I believe in political equality. But there are two opposite reasons for being a democrat. You may think all men so good that they deserve a share in the government of the commonwealth, and so wise that the commonwealth needs their advice. That is, in my opinion, the false, romantic doctrine of democracy. On the other hand, you may believe fallen men to be so wicked that not one of them can be trusted with any irresponsible power over his fellows.

Lewis promotes the latter. He criticizes theocracy “not because it is bad that learned priests should govern ignorant laymen, but because priests are wicked men like the rest of us.” In this context, democracy is justifiable on prudential grounds, not absolute ones. Lewis does not argue from a foundational position for democratic authority, but instead that the conditions of human nature are suited for it.

However, Lewis also sees that goodness and truth really exist. The problem, articulated by Aristotle, has been how to translate this moral realism into practical action either by law or by everyday behavior. The rational gap between natural law and human action has left a necessary reliance on prudence.

The mistake would be attributing this to a type of liberalism.
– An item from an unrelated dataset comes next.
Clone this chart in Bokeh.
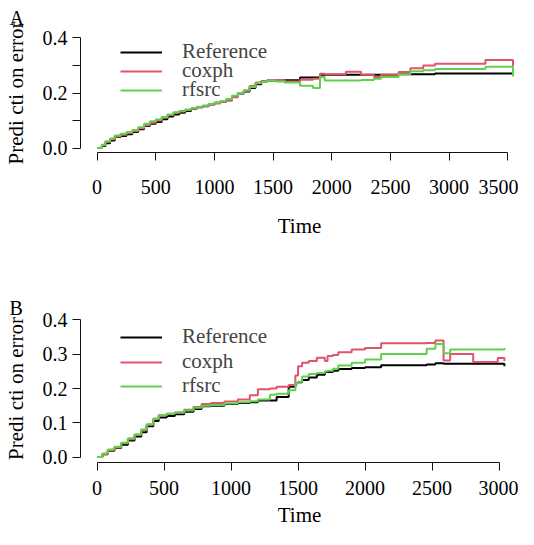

At its core, liberalism sees an absolute, not a pragmatic, good in individual freedom. Lewis conversely finds democratic power to be a practical check on what would most likely become tyrannical government. As he shows in his essay “Democratic Education,” his view of human nature is certainly not democratic:

Virtue is not democratic; she is achieved by those who pursue her more hotly than most men. Truth is not democratic; she demands special talents and special industry in those to whom she gives her favours. Political democracy is doomed if it tries to extend its demand for equality into these higher spheres. Ethical, intellectual, or aesthetic democracy is death.
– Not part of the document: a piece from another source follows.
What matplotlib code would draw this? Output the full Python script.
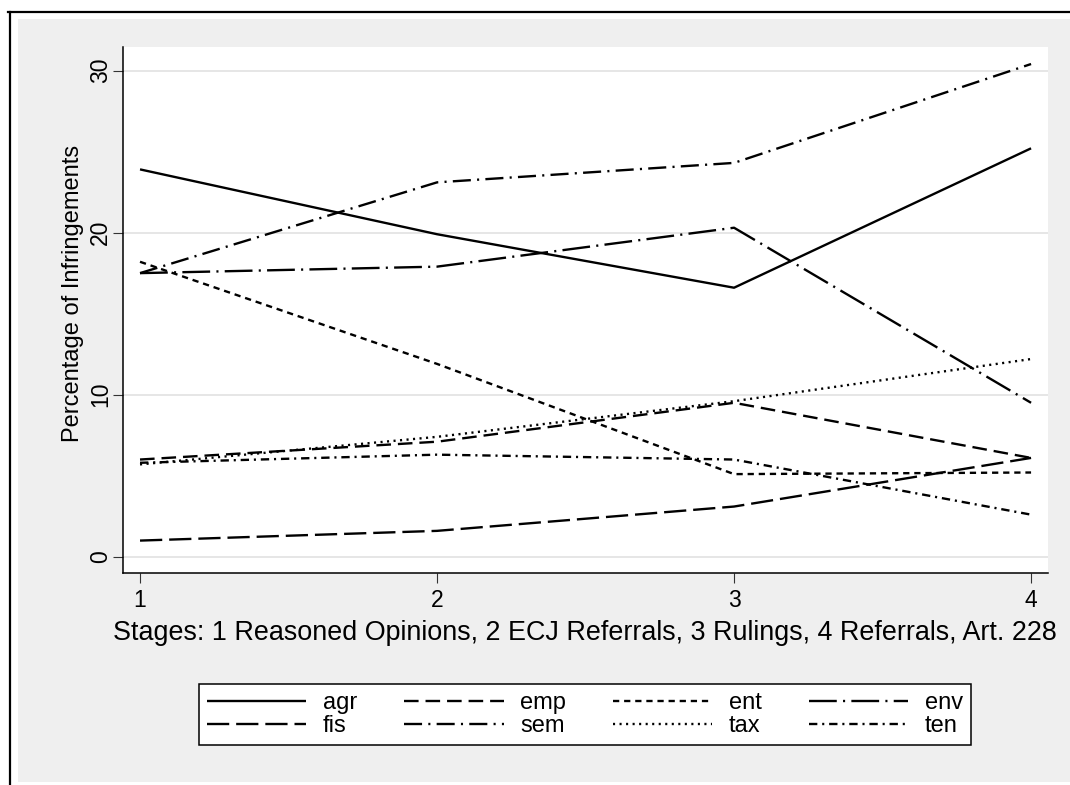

As Lewis writes in “Membership,” society’s end is not merely a swarm of free acting individuals—it is the cultivation of virtue. A degree of personal autonomy is essential to that goal, and in this way, Lewis employs liberal political theories, but he does so for conservative reasons. His politics concentrate on human nature, and viewing human nature as hierarchical, he thinks hierarchy should also check freedom, as he says in “Myth Became Fact”:

But how if, by [abolishing the English monarch], you leave out the one element in our state which matters most? How if the monarchy is the channel through which all the vital elements of citizenship—loyalty, the consecration of secular life, the hierarchical principle, splendor, ceremony, continuity—still trickle down to irrigate the dust bowl of modern economic statecraft?

Even though Chesterton classifies himself as a liberal, as Davis says, he defines liberty in a way that really means virtue. Through one of his characters in The Yellow Bird, he writes:

First and foremost, surely, it’s the power of a thing to be itself. In some ways the yellow bird was free in the cage. It was free to be alone. It was free to sing. In the forest its feathers would be torn to pieces and its voice choked forever. Then I began to think that being oneself, which is liberty, is itself limitation. We are limited by our brains and bodies; and if we break out, we cease to be ourselves, and, perhaps, to be anything.

The limitations are not only physical, but also moral. Even then, conservatism enters to say that our understanding of what we ought to do is not a purely abstract endeavor; it is guided by commonsense and tradition.